At the time of protocol initiation, NGS was less widely available relative to Sanger sequencing. While this is a limitation of our investigation due to the relatively low read counts in our study, there is evidence to suggest that useful comparisons can be made at this sequencing depth [51]. Prior studies have demonstrated that low numbers of reads can accurately characterize communities at the phylum level and be used to uncover large-scale differences between communities through analysis of beta-diversity metrics [34, 52, 53]. Other studies have demonstrated that while Sanger sequencing (at a depth of 50 reads per sample) will miss rare species, it can capture most of the microbial diversity and accurately characterize abundances of predominant taxa [54, 55].

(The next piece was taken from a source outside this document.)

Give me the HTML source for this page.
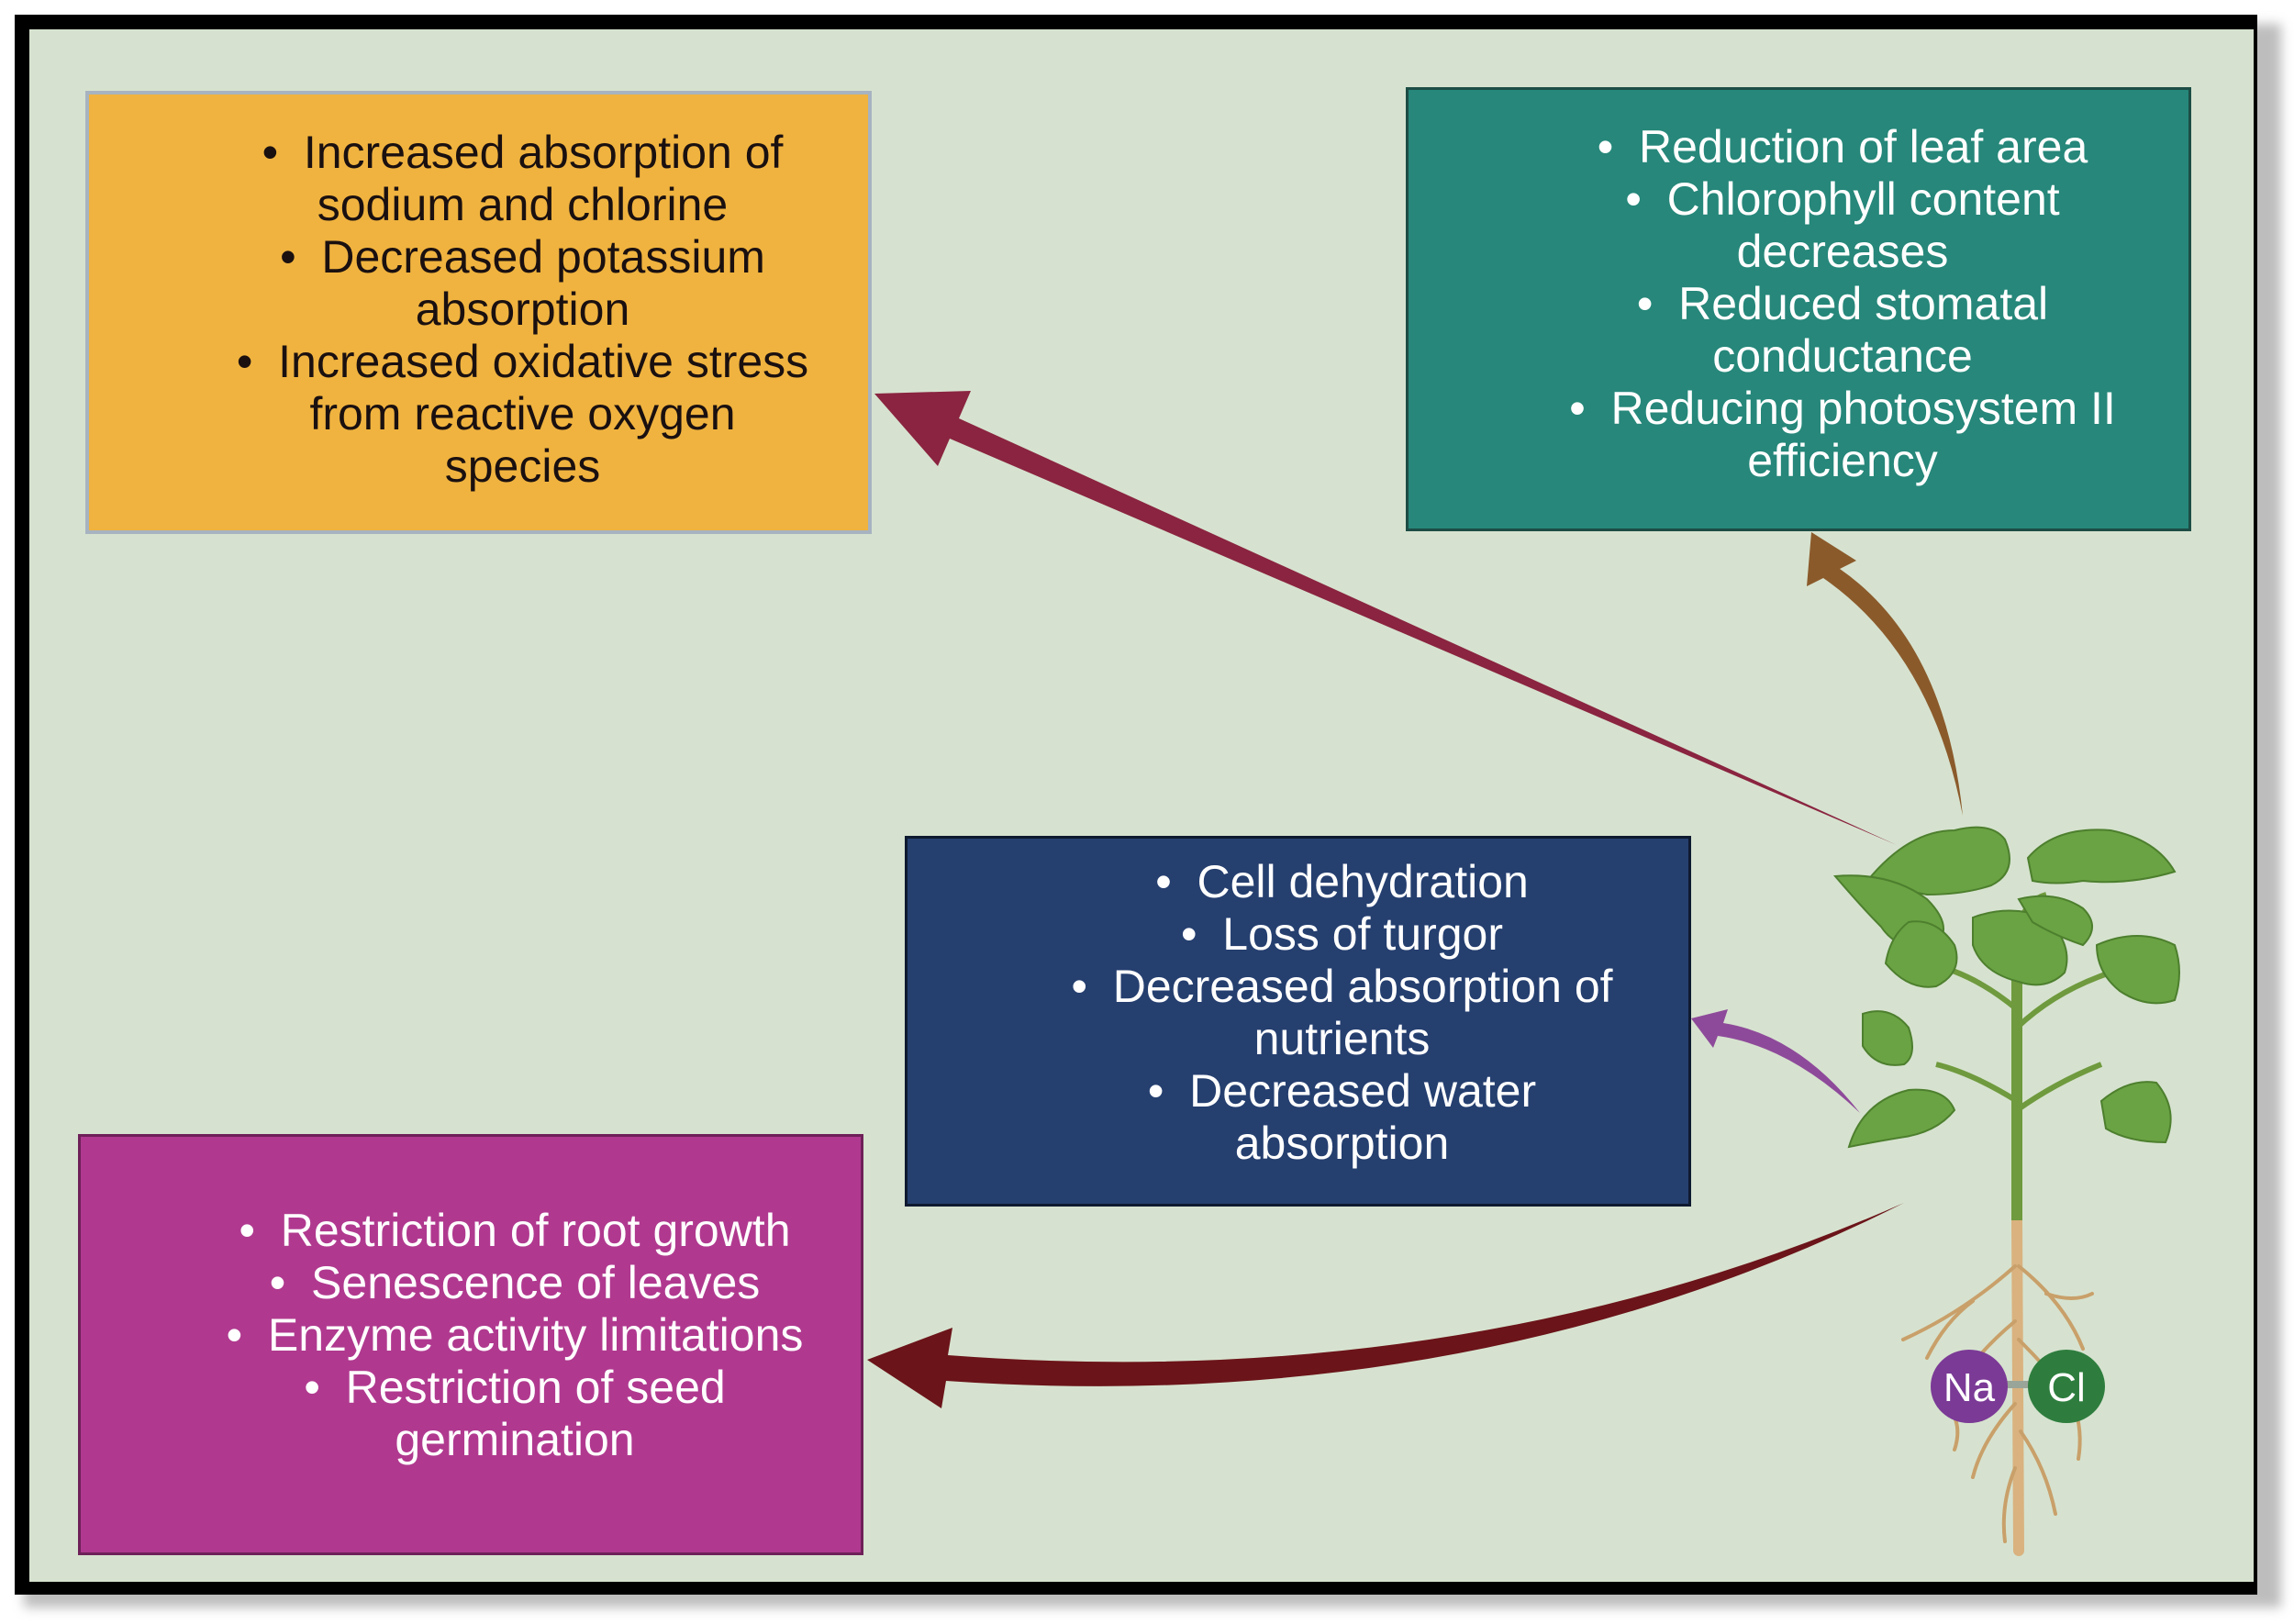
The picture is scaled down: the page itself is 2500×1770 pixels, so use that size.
<!DOCTYPE html>
<html><head><meta charset="utf-8"><style>
html,body{margin:0;padding:0}
body{width:2500px;height:1770px;position:relative;background:#fff;overflow:hidden;font-family:"Liberation Sans",sans-serif}
#shadow{position:absolute;left:26px;top:26px;width:2460px;height:1726px;background:#bdbdbd;filter:blur(6px)}
#frame{position:absolute;left:16px;top:16px;width:2444px;height:1722px;background:#000}
#bg{position:absolute;left:32px;top:32px;width:2424px;height:1692px;background:#d6e2cf}
.box{position:absolute;box-sizing:border-box;text-align:center;font-size:50px;line-height:57px;padding-left:96px}
.box div{white-space:nowrap}
svg{position:absolute;left:0;top:0}
</style></head><body>
<div id="shadow"></div>
<div id="frame"></div>
<div id="bg"></div>

<div class="box" style="left:93px;top:99px;width:857px;height:483px;background:#f0b33f;border:4px solid #a7b3c0;color:#1a1010;padding-top:35px">
<div>•&nbsp; Increased absorption of</div>
<div>sodium and chlorine</div>
<div>•&nbsp; Decreased potassium</div>
<div>absorption</div>
<div>•&nbsp; Increased oxidative stress</div>
<div>from reactive oxygen</div>
<div>species</div>
</div>

<div class="box" style="left:1532px;top:95px;width:856px;height:484px;background:#26877a;border:3px solid #1d4d45;color:#fff;padding-top:34px">
<div>•&nbsp; Reduction of leaf area</div>
<div>•&nbsp; Chlorophyll content</div>
<div>decreases</div>
<div>•&nbsp; Reduced stomatal</div>
<div>conductance</div>
<div>•&nbsp; Reducing photosystem II</div>
<div>efficiency</div>
</div>

<div class="box" style="left:986px;top:911px;width:857px;height:404px;background:#253f6f;border:3px solid #0e1a30;color:#fff;padding-top:19px">
<div>•&nbsp; Cell dehydration</div>
<div>•&nbsp; Loss of turgor</div>
<div>•&nbsp; Decreased absorption of</div>
<div>nutrients</div>
<div>•&nbsp; Decreased water</div>
<div>absorption</div>
</div>

<div class="box" style="left:85px;top:1236px;width:856px;height:459px;background:#b0398f;border:3px solid #6e2058;color:#fff;padding-top:74px">
<div>•&nbsp; Restriction of root growth</div>
<div>•&nbsp; Senescence of leaves</div>
<div>•&nbsp; Enzyme activity limitations</div>
<div>•&nbsp; Restriction of seed</div>
<div>germination</div>
</div>

<svg width="2500" height="1770" viewBox="0 0 2500 1770">
<polygon points="2067,921 1045,456 1058,426 953,429 1022,508 1035,478" fill="#8a2440"/>
<path d="M2139,889 Q2120,700 2005,620 L2023,611 L1974,580 L1969,639 L1987,630 Q2105,712 2139,889 Z" fill="#8b5a2b"/>
<path d="M2027,1213 Q1960,1128 1878,1115 L1883,1100 L1843,1110 L1867,1142 L1872,1129 Q1950,1140 2027,1213 Z" fill="#8e4a9a"/>
<path d="M2075,1311 Q1600,1520 1033,1477 L1038,1447 L945,1482 L1026,1535 L1031,1505 Q1610,1545 2075,1311 Z" fill="#6b1419"/>

<g stroke="#c9a06a" fill="none" stroke-width="4" stroke-linecap="round">
<path d="M2198,1330 L2200,1690" stroke-width="12" stroke="#d9b27f"/>
<path d="M2196,1380 Q2140,1430 2074,1460"/>
<path d="M2150,1418 Q2120,1440 2100,1480"/>
<path d="M2200,1380 Q2250,1420 2270,1470"/>
<path d="M2230,1410 Q2260,1420 2280,1410"/>
<path d="M2196,1440 Q2160,1470 2140,1500"/>
<path d="M2200,1460 Q2240,1500 2270,1540"/>
<path d="M2196,1530 Q2160,1570 2150,1610"/>
<path d="M2202,1560 Q2230,1600 2240,1650"/>
<path d="M2196,1600 Q2180,1640 2185,1680"/>
<path d="M2120,1530 Q2140,1550 2130,1580"/>
<path d="M2260,1530 Q2270,1560 2265,1590"/>
</g>
<path d="M2198,1000 L2198,1330" stroke="#6f9a3e" stroke-width="12"/>
<g stroke="#6f9a3e" stroke-width="6" fill="none">
<path d="M2198,1100 Q2150,1060 2100,1050"/>
<path d="M2198,1120 Q2240,1080 2300,1060"/>
<path d="M2198,1200 Q2150,1170 2110,1160"/>
<path d="M2198,1210 Q2240,1180 2290,1160"/>
<path d="M2198,1010 Q2210,980 2230,975"/>
</g>
<g fill="#6aa343" stroke="#4d7f2e" stroke-width="2">
<path d="M2035,960 Q2080,905 2130,905 Q2170,895 2185,915 Q2200,950 2170,965 Q2140,975 2100,975 Q2070,970 2035,960Z"/>
<path d="M2210,935 Q2240,900 2300,905 Q2350,915 2370,950 Q2320,965 2270,960 Q2240,965 2215,960Z"/>
<path d="M2000,955 Q2060,950 2100,980 Q2130,1010 2110,1030 Q2070,1040 2050,1010 Q2030,990 2000,955Z"/>
<path d="M2080,1005 Q2110,1000 2130,1030 Q2140,1060 2110,1075 Q2080,1080 2055,1050 Q2060,1020 2080,1005Z"/>
<path d="M2150,1000 Q2190,985 2230,1000 Q2260,1030 2250,1060 Q2230,1080 2200,1070 Q2160,1060 2150,1030Z"/>
<path d="M2200,980 Q2240,970 2270,990 Q2290,1010 2270,1030 Q2240,1020 2215,1005Z"/>
<path d="M2285,1030 Q2330,1010 2370,1030 Q2380,1060 2370,1090 Q2340,1100 2310,1080 Q2285,1060 2285,1030Z"/>
<path d="M2030,1105 Q2060,1095 2080,1120 Q2090,1150 2075,1160 Q2045,1165 2030,1140Z"/>
<path d="M2015,1250 Q2030,1200 2080,1188 Q2120,1185 2130,1210 Q2110,1235 2070,1240 Q2040,1245 2015,1250Z"/>
<path d="M2290,1200 Q2320,1175 2350,1180 Q2375,1210 2360,1245 Q2320,1245 2295,1230Z"/>
</g>
<rect x="2180" y="1505" width="40" height="8" fill="#9aa59a"/>
<ellipse cx="2146" cy="1511" rx="42" ry="40" fill="#7b3a96"/>
<ellipse cx="2252" cy="1511" rx="42" ry="40" fill="#2e7d3e"/>
<text x="2146" y="1527" font-size="44" fill="#fff" text-anchor="middle" font-family="Liberation Sans, sans-serif">Na</text>
<text x="2252" y="1527" font-size="44" fill="#fff" text-anchor="middle" font-family="Liberation Sans, sans-serif">Cl</text>
</svg>
</body></html>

We acknowledge that the power to detect statistically significant differences in relative abundances is limited by the low read counts offered by Sanger sequencing. As such, the likelihood of false negatives in this study is quite high. However, despite low read counts, significant differences were observed, some consistent up to the phylum level, reflecting the large effect size of these differences.

Conclusions

We conclude that the microbiomes of HNSCC tumor microenvironments are largely similar in overall diversity and bacterial composition to that of histologically normal adjacent tissue. However, we detected decreases in the genus Actinomyces and its parent taxa up to the phylum level and found that this decrease was more pronounced in higher T-stage samples. Further investigation is needed to validate these findings in a large series using NGS methods and to determine the biological relevance of this observed difference.